TORONTO — Friday went so badly for the Rays that even manager Joe Maddon's preferred plan to forget about their ugly and costly 6-3 loss to the Blue Jays was stymied.
"One of the rough parts about being in Canada is that I can't get Netflix back at the hotel, and with that, I can't really watch The Office," Maddon said.
"Michael Scott (The Office's comical lead character) has really gotten me through these last two weeks. So if anything, I'm disappointed in that."
After watching his Rays make a season-high three errors, including two by third baseman Evan Longoria, and watching Jeremy Hellickson's good pitching start turn bad fast, Maddon's backup plan was to watch a movie on his iPad.
But he might have wanted to at least glance over the memo Major League Baseball issued Friday detailing how a three-way tie would be broken for the American League wild-card spots, because the race is a lot wilder now, with two days left on the regular-season schedule.

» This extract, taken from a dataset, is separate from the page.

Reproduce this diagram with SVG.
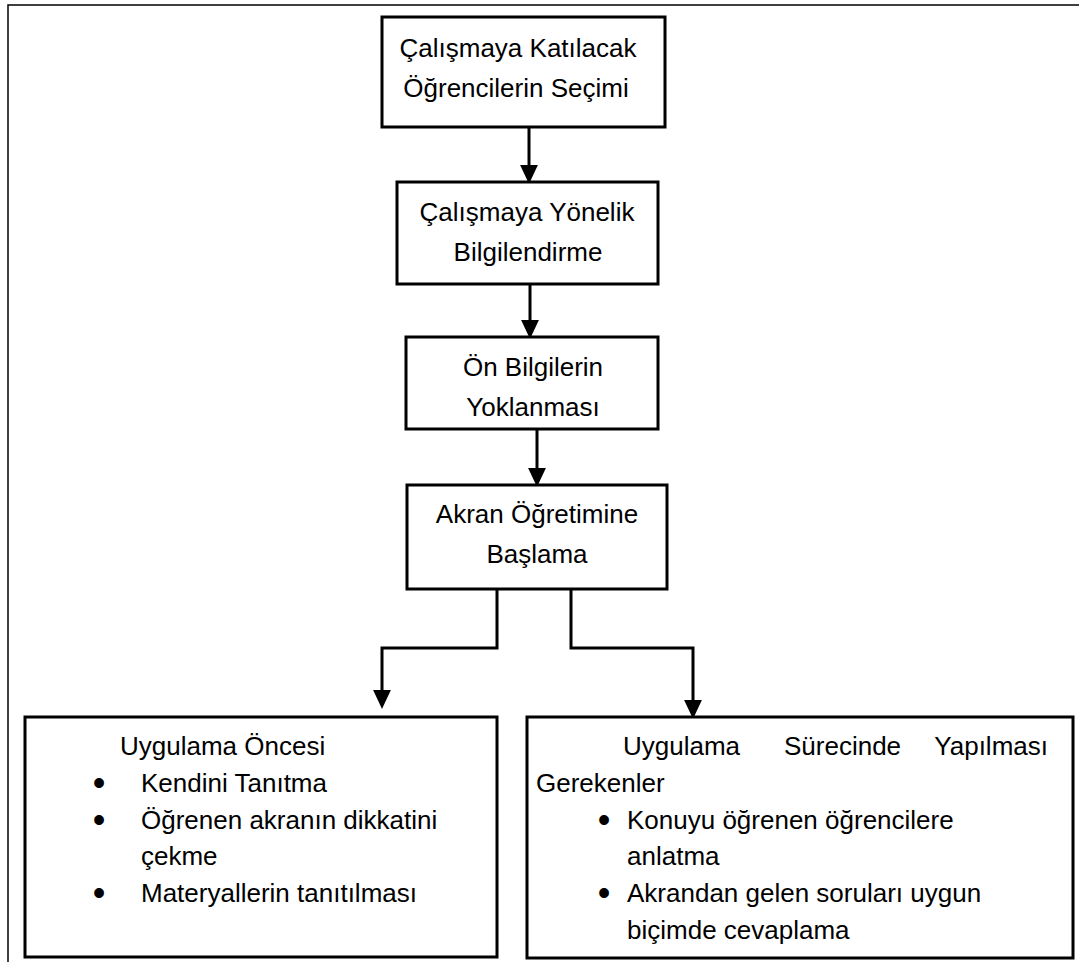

While the Rays (90-70) lost for the first time in more than a week, they also lost the wild-card edge they had as the Indians won again, creating a tie for the top spot. The Rangers, who also won Friday, are one game back. The Rays still have a magic number of two to clinch a spot — a combination of their wins and/or Texas losses — so if they win out, they're in.
"Although there's only two games left, we still have a chance," Longoria said. "I guess we really still are in the driver's seat. … We're tied, and we go out and win (today) and see where we're at. It's not like we're playing catch-up."
Rather than ending Friday in a champagne celebration, the Rays did so in frustration. The game couldn't have started better. Hellickson retired the first nine Jays with ease (32 pitches total), and home runs by Ben Zobrist and Delmon Young off knuckleballing nemesis R.A. Dickey gave them a lead.
But everything — the momentum, the game, the look of the wild-card race — changed in a messy fourth.
After a single and a bunt, Longoria made his first mistake, going against his instinct by hanging back on a Brett Lawrie bouncer and getting handcuffed by a bad hop off a bouncier version of Astroturf than they have at Tropicana Field.
"It's really tough if you don't play here a lot," said Longoria, who had a three-error game in Toronto in 2012.
A hard single and a blooper to shallow center led to two runs, then the Jays went ahead on an error by centerfielder Sam Fuld, who aggressively charged Ryan Goins' single but somehow let it get by him. The ball rolled nearly to the wall as two more runs scored. "I don't know, I think I just took my eye off it a second too early," Fuld said. "You can't imagine a worse scenario as an outfielder."
Though Maddon insisted, almost defiantly, that Hellickson wasn't to blame — "Don't anybody get on Hellickson; he pitched well (Friday)" — Hellickson made things worse in the fifth when he issued back-to-back two-out walks, both runners eventually scoring, one as Longoria made an errant throw for his second error.
"It's just tough to locate and throw the ball where I wanted for three innings and then have it all fall apart," Hellickson said. "I felt good. That's a tough one."
The Rays had one chance to get back in the game, loading the bases with one out in the eighth and chasing Dickey. But as the Rays have done so often — hitting a measly .226 with the bases loaded — they failed to capitalize, James Loney bouncing into a double play.
Under the three-team wild-card tie-breaking plan, the Indians, by virtue of having the best record against the other two teams, chose the easiest path to a berth and Monday would host the Rays, who as the second pick logically opted for two chances, albeit both on the road. Monday's winner would be the top wild card, the loser facing the Rangers in Texas on Tuesday for the other spot.
Maddon preferred a simple analysis:
"We didn't play well (Friday), and we got beat. For me the only thing to do is get a good night's rest, come back (today) with a good attitude and play the game. There's nothing else you really can do."